The Reverend becomes justifiably obsessed with hunting down the nomads and reclaiming his son. He sets out with his man, 60-year-old (but very capable) Ahcho, riding across the badlands in search of the bandits and young Wesley. Many Chinese mock the Reverend and his “Lord Jesus.” They call him “Ghost Man,” some with grudging respect, some sarcastically. He is harassed, taunted, ignored. He comes upon an opium den full of prostrate addicts and young prostitutes, negotiates with a toothless but shrewd warlord, and is astounded by the presence of a nomadic circus in the Chinese outback. The Reverend’s education and training did not adequately prepare him to deal with such people and places; despite knowing Mandarin and much of the history and culture of China, he still finds it to be a great mystery.

While the Reverend is on the road, Grace is left behind to cope with a difficult pregnancy, which often has her feverish and bedridden. She is helped by the elderly Mai Lin, who spends her time chewing and spitting out the juice of betel nuts, scowling at and muttering about everyone and everything, and serving as an indispensable maid, nurse, and midwife to Grace.

River of Dust is the story of this young couple’s encounter with a strange nation: its wide range of people, incomprehensible culture, and primitive religious superstitions. Like most imperialists, whether political or religious, the Watsons and their fellow missionaries believe they understand China and its people’s needs and that they can make a difference in their lives. They soon discover that this may not be the case. China is far more complex than they had imagined. As with most “first contact” stories, despite good intentions, both sides have much to learn about each other and gain insight only through painful experiences.

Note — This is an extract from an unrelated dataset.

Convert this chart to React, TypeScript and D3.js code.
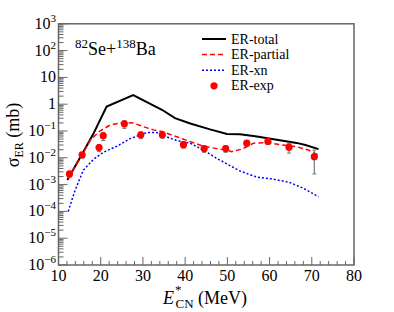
import React from 'react';
import * as d3 from 'd3';

// ER-total (solid black)
const totalE = [12.1, 15.6, 18.2, 21.4, 27.7, 34.5, 37.6, 41.2, 45.9, 49.9, 53, 57, 61.7, 66.4, 68.5, 71.6];
const totalS = [0.0015, 0.014, 0.075, 0.82, 2.2, 0.62, 0.3, 0.19, 0.115, 0.078, 0.076, 0.062, 0.047, 0.036, 0.03, 0.021];

// ER-partial (red dashed)
const partialE = [12.3, 15.6, 17.5, 19.8, 22.2, 25.4, 27.7, 30.1, 32.5, 34.8, 38, 41.2, 44.3, 47.5, 49.9, 51, 53.4, 56.2, 59.3, 62.5, 66.4, 69.2, 71.6];
const partialS = [0.0017, 0.013, 0.045, 0.1, 0.165, 0.21, 0.2, 0.145, 0.11, 0.093, 0.061, 0.04, 0.027, 0.022, 0.0195, 0.017, 0.021, 0.035, 0.037, 0.031, 0.026, 0.0195, 0.0125];

// ER-xn (blue dotted)
const xnE = [12.3, 13.9, 15.9, 17.9, 18.6, 20.6, 23.8, 27, 30.9, 33.3, 35.6, 38, 41.2, 44.3, 47.5, 49.9, 53, 57, 60.9, 64.8, 68, 71.6];
const xnS = [0.0001, 0.0006, 0.0035, 0.0075, 0.0095, 0.016, 0.027, 0.052, 0.087, 0.087, 0.061, 0.044, 0.035, 0.0195, 0.0095, 0.0059, 0.0032, 0.0019, 0.0016, 0.0012, 0.00073, 0.00035];

// ER-exp (red points with errors)
const expE = [12.6, 15.6, 19.6, 20.6, 25.6, 29.5, 34.6, 39.6, 44.5, 49.6, 54.6, 59.6, 64.6, 70.6];
const expS = [0.0025, 0.0128, 0.024, 0.066, 0.185, 0.072, 0.072, 0.031, 0.022, 0.022, 0.035, 0.041, 0.025, 0.011];
const expErr = [0.0006, 0.003, 0.007, 0.022, 0.06, 0.02, 0.018, 0.008, 0.006, 0.006, 0.008, 0.009, 0.01, 0.0085];

const xTicks = [10, 20, 30, 40, 50, 60, 70, 80];
const yExps = [3, 2, 1, 0, -1, -2, -3, -4, -5, -6];

const W = 394;
const H = 312;
const left = 58.5, right = 354, top = 23.8, bottom = 265;
const axisColor = '#666';
const ff = { fontFamily: '"Liberation Serif", "Times New Roman", serif' };

const x = d3.scaleLinear().domain([10, 80]).range([left, right]);
const y = d3.scaleLog().domain([1e-6, 1e3]).range([bottom, top]);

const line = d3.line<[number, number]>()
  .x(d => x(d[0]))
  .y(d => y(d[1]));

const zip = (a: number[], b: number[]) => a.map((v, i) => [v, b[i]] as [number, number]);

const App: React.FC = () => {
  const xMinor = d3.range(10, 80.1, 2);
  const yMinor: number[] = [];
  for (let e = -6; e < 3; e++) {
    for (let m = 2; m <= 9; m++) yMinor.push(m * Math.pow(10, e));
  }

  const supLabel = (e: number) => {
    if (e === 0) return <tspan>1</tspan>;
    if (e === 1) return <tspan>10</tspan>;
    return (
      <>
        <tspan>10</tspan>
        <tspan fontSize={11} dy={-7}>{e < 0 ? `\u2212${-e}` : `${e}`}</tspan>
      </>
    );
  };

  const legend = [
    { label: 'ER-total', type: 'total' },
    { label: 'ER-partial', type: 'partial' },
    { label: 'ER-xn', type: 'xn' },
    { label: 'ER-exp', type: 'exp' },
  ];

  return (
    <svg width={W} height={H} style={{ position: 'absolute', left: 0, top: 0, background: '#fff', ...ff }}>
      <rect x={0} y={0} width={W} height={H} fill="#fff" />

      {/* curves */}
      <path d={line(zip(totalE, totalS)) || ''} fill="none" stroke="#000" strokeWidth={2} />
      <path d={line(zip(partialE, partialS)) || ''} fill="none" stroke="#ff0000" strokeWidth={1.5} strokeDasharray="5,3" />
      <path d={line(zip(xnE, xnS)) || ''} fill="none" stroke="#0000ff" strokeWidth={1.5} strokeDasharray="2,2" />

      {/* exp points */}
      {expE.map((e, i) => {
        const lo = Math.max(expS[i] - expErr[i], 1e-6);
        const hi = expS[i] + expErr[i];
        const cx = x(e);
        return (
          <g key={i}>
            <line x1={cx} x2={cx} y1={y(lo)} y2={y(hi)} stroke="#777" strokeWidth={1.2} />
            <line x1={cx - 2} x2={cx + 2} y1={y(lo)} y2={y(lo)} stroke="#777" strokeWidth={1} />
            <line x1={cx - 2} x2={cx + 2} y1={y(hi)} y2={y(hi)} stroke="#777" strokeWidth={1} />
            <circle cx={cx} cy={y(expS[i])} r={3.6} fill="#ff0000" />
          </g>
        );
      })}

      {/* frame */}
      <rect x={left} y={top} width={right - left} height={bottom - top} fill="none" stroke={axisColor} strokeWidth={1.5} />

      {/* x ticks */}
      {xMinor.map(v => (
        <line key={'xm' + v} x1={x(v)} x2={x(v)} y1={bottom} y2={bottom - (v % 10 === 0 ? 8 : 4)} stroke={axisColor} strokeWidth={1} />
      ))}
      {xTicks.map(v => (
        <text key={'xl' + v} x={x(v)} y={281} textAnchor="middle" fontSize={16} style={ff}>{v}</text>
      ))}

      {/* y ticks */}
      {yMinor.map((v, i) => (
        <line key={'ym' + i} x1={left} x2={left + 5} y1={y(v)} y2={y(v)} stroke={axisColor} strokeWidth={1} />
      ))}
      {yExps.map(e => (
        <g key={'ye' + e}>
          <line x1={left} x2={left + 9} y1={y(Math.pow(10, e))} y2={y(Math.pow(10, e))} stroke={axisColor} strokeWidth={1} />
          <text x={56} y={y(Math.pow(10, e)) + 5} textAnchor="end" fontSize={16} style={ff}>
            {supLabel(e)}
          </text>
        </g>
      ))}

      {/* axis titles */}
      <text transform="translate(19,135) rotate(-90)" textAnchor="middle" fontSize={18} style={ff}>
        <tspan>σ</tspan>
        <tspan fontSize={12} dy={4}>ER</tspan>
        <tspan dy={-4}> (mb)</tspan>
      </text>
      <text x={163} y={304} fontSize={18} style={ff}>
        <tspan fontStyle="italic">E</tspan>
        <tspan fontSize={13} dy={-10} dx={1}>*</tspan>
        <tspan fontSize={13} dy={14} dx={-6}>CN</tspan>
        <tspan dy={-4}> (MeV)</tspan>
      </text>

      {/* reaction label */}
      <text x={75} y={55} fontSize={18} style={ff}>
        <tspan fontSize={13} dy={-7}>82</tspan>
        <tspan dy={7}>Se+</tspan>
        <tspan fontSize={13} dy={-7}>138</tspan>
        <tspan dy={7}>Ba</tspan>
      </text>

      {/* legend */}
      {legend.map((l, i) => {
        const ly = 39 + i * 15.6;
        return (
          <g key={l.label}>
            {l.type === 'total' && <line x1={202} x2={226} y1={ly} y2={ly} stroke="#000" strokeWidth={2} />}
            {l.type === 'partial' && <line x1={202} x2={226} y1={ly} y2={ly} stroke="#ff0000" strokeWidth={1.5} strokeDasharray="5,3" />}
            {l.type === 'xn' && <line x1={202} x2={226} y1={ly} y2={ly} stroke="#0000ff" strokeWidth={1.5} strokeDasharray="2,2" />}
            {l.type === 'exp' && <circle cx={214} cy={ly} r={3.6} fill="#ff0000" />}
            <text x={231} y={ly + 4.5} fontSize={14} style={ff}>{l.label}</text>
          </g>
        );
      })}
    </svg>
  );
};

export default App;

Sometimes the target culture proves impervious to outside influence and instead works changes upon the visitor. In the end, both the Reverend and Grace discover that they are different people than they thought they were.

“Fate takes you where it will, and you must let it,” Mai Lin tells Grace late in the novel, after she has suffered several shocks and setbacks. “This is the way of the river, even when it is dry and dusty. We must bend and flow, or we will be swept aside by the dangerous desert winds.”

Pye has done a masterful job blending several elements into a story about sympathetic characters operating under the most challenging of circumstances. There is much here that will fascinate, surprise, and even shock the historically and culturally curious reader.